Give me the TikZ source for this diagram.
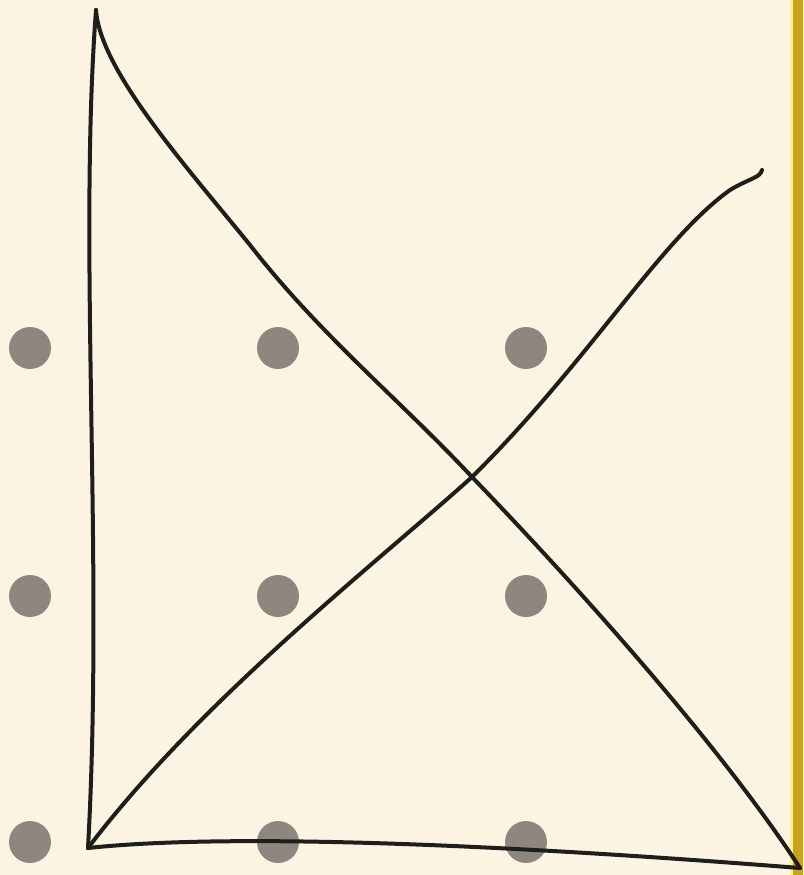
\documentclass[tikz,border=0pt]{standalone}
\definecolor{paper}{HTML}{FBF4E2}
\definecolor{bar}{HTML}{C9A21E}
\definecolor{dotc}{HTML}{8D8780}
\definecolor{ink}{HTML}{1E1E1A}
\begin{document}
\begin{tikzpicture}[x=1pt,y=-1pt,
  dotst/.style={circle,fill=dotc,minimum size=42pt,inner sep=0pt},
  stroke/.style={draw=ink,line width=4pt,line cap=round,line join=round}]
\fill[paper] (0,0) rectangle (803,875);
\useasboundingbox (0,0) rectangle (803,875);
\fill[bar] (793,0) rectangle (803,875);
\fill[yellow!40!paper] (790,0) rectangle (793,875);
\foreach \r/\y in {a/348,b/596,c/842}{
  \foreach \c/\x in {1/30,2/278,3/526}{
    \node[dotst] (d\r\c) at (\x,\y) {};
  }
}
\coordinate (top) at (96,10);
\coordinate (bl) at (88,848);
\coordinate (br) at (800,868);
\coordinate (x) at (472,477);
\coordinate (tr) at (762,170);
\draw[stroke] (top) .. controls (78,250) and (104,560) .. (bl);
\draw[stroke] (bl) .. controls (200,836) and (420,838) .. (br);
\draw[stroke] (top) .. controls (100,70) and (185,165) .. (250,245)
  .. controls (320,335) and (400,400) .. (x)
  .. controls (600,610) and (730,760) .. (br);
\draw[stroke] (bl) .. controls (200,700) and (380,560) .. (x)
  .. controls (590,360) and (660,240) .. (730,190)
  .. controls (750,178) and (760,178) .. (tr);
\end{tikzpicture}
\end{document}
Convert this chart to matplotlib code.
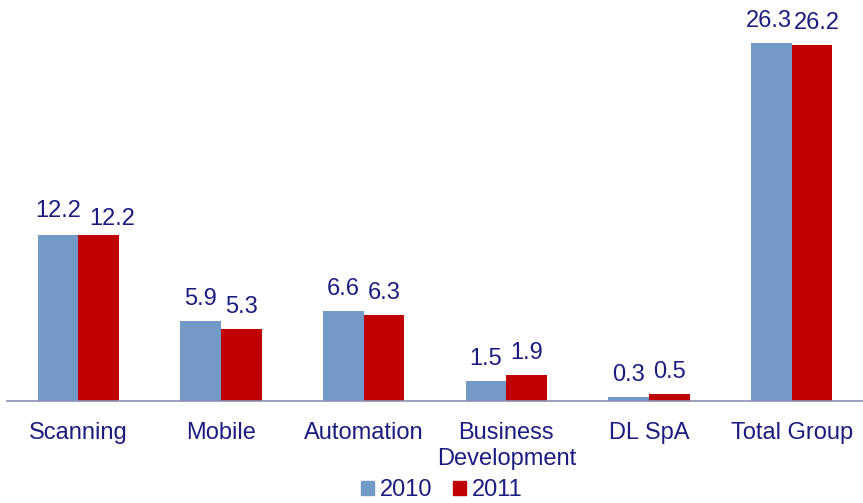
import numpy as np
import matplotlib
matplotlib.use("Agg")
from matplotlib import pyplot
from matplotlib.patches import Patch

categories = ["Scanning", "Mobile", "Automation", "Business\nDevelopment", "DL SpA", "Total Group"]
values_2010 = [12.2, 5.9, 6.6, 1.5, 0.3, 26.3]
values_2011 = [12.2, 5.3, 6.3, 1.9, 0.5, 26.2]
series_names = ["2010", "2011"]

blue = "#7399c6"
red = "#c00000"
navy = "#1c1c80"

# nudges (pixels) for labels that would collide, as in the original
nudge_2010 = [(0, 2), (0, 0), (0, 0), (0, 0), (0, 0), (-2, 0)]
nudge_2011 = [(14, -6), (0, 0), (0, 0), (0, 0), (0, 0), (5, 0)]

pyplot.rcParams["font.family"] = ["Liberation Sans", "DejaVu Sans"]

fig = pyplot.figure(figsize=(8.63, 5.03), dpi=100)
ax = fig.add_axes([7 / 863, 102 / 503, 856 / 863, 401 / 503])

x = np.arange(len(categories))
w = 0.285
b1 = ax.bar(x - w / 2, values_2010, w, color=blue, label=series_names[0])
b2 = ax.bar(x + w / 2, values_2011, w, color=red, label=series_names[1])

px = 0.72  # points per pixel
for bars, nudges in ((b1, nudge_2010), (b2, nudge_2011)):
    for rect, (nx, ny) in zip(bars, nudges):
        h = rect.get_height()
        ax.annotate("%.1f" % h, (rect.get_x() + rect.get_width() / 2, h),
                    xytext=(nx * px, (16 + ny) * px), textcoords="offset points",
                    ha="center", va="baseline", fontsize=17, color=navy)

ax.set_xlim(-0.5, len(categories) - 0.5)
ax.set_ylim(0, 29.5)
ax.set_yticks([])
ax.set_xticks(x)
ax.set_xticklabels(categories, fontsize=17, color=navy, linespacing=1.22)
ax.tick_params(axis="x", length=0, pad=15)
for s in ["top", "right", "left"]:
    ax.spines[s].set_visible(False)
ax.spines["bottom"].set_color("#8c8fb4")
ax.spines["bottom"].set_linewidth(1.2)

handles = [Patch(color=blue), Patch(color=red)]
fig.legend(handles, series_names, loc="center", bbox_to_anchor=(0.512, 0.025),
           ncol=2, frameon=False, fontsize=17, labelcolor=navy,
           handlelength=0.55, handleheight=0.55, handletextpad=0.25, columnspacing=0.85)

fig.savefig("out.png", dpi=100)
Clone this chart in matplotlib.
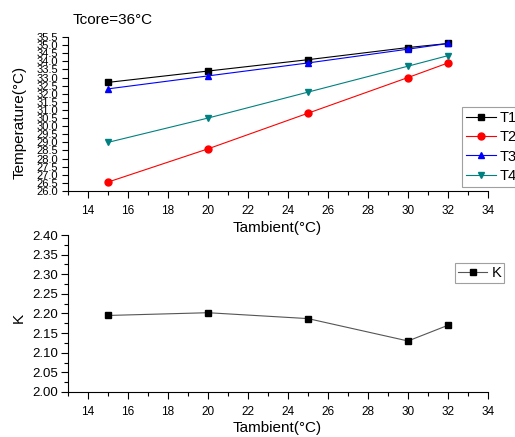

:::::

(Written task): Copy all of the entries verbatim, leaving out any pictures they contain.

(Answer for the task):
Give me the TikZ source for this diagram.
\documentclass[tikz,border=0pt]{standalone}
\definecolor{paper}{HTML}{FBF4E2}
\definecolor{bar}{HTML}{C9A21E}
\definecolor{dotc}{HTML}{8D8780}
\definecolor{ink}{HTML}{1E1E1A}
\begin{document}
\begin{tikzpicture}[x=1pt,y=-1pt,
  dotst/.style={circle,fill=dotc,minimum size=42pt,inner sep=0pt},
  stroke/.style={draw=ink,line width=4pt,line cap=round,line join=round}]
\fill[paper] (0,0) rectangle (803,875);
\useasboundingbox (0,0) rectangle (803,875);
\fill[bar] (793,0) rectangle (803,875);
\fill[yellow!40!paper] (790,0) rectangle (793,875);
\foreach \r/\y in {a/348,b/596,c/842}{
  \foreach \c/\x in {1/30,2/278,3/526}{
    \node[dotst] (d\r\c) at (\x,\y) {};
  }
}
\coordinate (top) at (96,10);
\coordinate (bl) at (88,848);
\coordinate (br) at (800,868);
\coordinate (x) at (472,477);
\coordinate (tr) at (762,170);
\draw[stroke] (top) .. controls (78,250) and (104,560) .. (bl);
\draw[stroke] (bl) .. controls (200,836) and (420,838) .. (br);
\draw[stroke] (top) .. controls (100,70) and (185,165) .. (250,245)
  .. controls (320,335) and (400,400) .. (x)
  .. controls (600,610) and (730,760) .. (br);
\draw[stroke] (bl) .. controls (200,700) and (380,560) .. (x)
  .. controls (590,360) and (660,240) .. (730,190)
  .. controls (750,178) and (760,178) .. (tr);
\end{tikzpicture}
\end{document}
Convert this chart to matplotlib code.
import numpy as np
import matplotlib
matplotlib.use("Agg")
from matplotlib import pyplot
from matplotlib.patches import Patch

categories = ["Scanning", "Mobile", "Automation", "Business\nDevelopment", "DL SpA", "Total Group"]
values_2010 = [12.2, 5.9, 6.6, 1.5, 0.3, 26.3]
values_2011 = [12.2, 5.3, 6.3, 1.9, 0.5, 26.2]
series_names = ["2010", "2011"]

blue = "#7399c6"
red = "#c00000"
navy = "#1c1c80"

# nudges (pixels) for labels that would collide, as in the original
nudge_2010 = [(0, 2), (0, 0), (0, 0), (0, 0), (0, 0), (-2, 0)]
nudge_2011 = [(14, -6), (0, 0), (0, 0), (0, 0), (0, 0), (5, 0)]

pyplot.rcParams["font.family"] = ["Liberation Sans", "DejaVu Sans"]

fig = pyplot.figure(figsize=(8.63, 5.03), dpi=100)
ax = fig.add_axes([7 / 863, 102 / 503, 856 / 863, 401 / 503])

x = np.arange(len(categories))
w = 0.285
b1 = ax.bar(x - w / 2, values_2010, w, color=blue, label=series_names[0])
b2 = ax.bar(x + w / 2, values_2011, w, color=red, label=series_names[1])

px = 0.72  # points per pixel
for bars, nudges in ((b1, nudge_2010), (b2, nudge_2011)):
    for rect, (nx, ny) in zip(bars, nudges):
        h = rect.get_height()
        ax.annotate("%.1f" % h, (rect.get_x() + rect.get_width() / 2, h),
                    xytext=(nx * px, (16 + ny) * px), textcoords="offset points",
                    ha="center", va="baseline", fontsize=17, color=navy)

ax.set_xlim(-0.5, len(categories) - 0.5)
ax.set_ylim(0, 29.5)
ax.set_yticks([])
ax.set_xticks(x)
ax.set_xticklabels(categories, fontsize=17, color=navy, linespacing=1.22)
ax.tick_params(axis="x", length=0, pad=15)
for s in ["top", "right", "left"]:
    ax.spines[s].set_visible(False)
ax.spines["bottom"].set_color("#8c8fb4")
ax.spines["bottom"].set_linewidth(1.2)

handles = [Patch(color=blue), Patch(color=red)]
fig.legend(handles, series_names, loc="center", bbox_to_anchor=(0.512, 0.025),
           ncol=2, frameon=False, fontsize=17, labelcolor=navy,
           handlelength=0.55, handleheight=0.55, handletextpad=0.25, columnspacing=0.85)

fig.savefig("out.png", dpi=100)
Clone this chart in matplotlib.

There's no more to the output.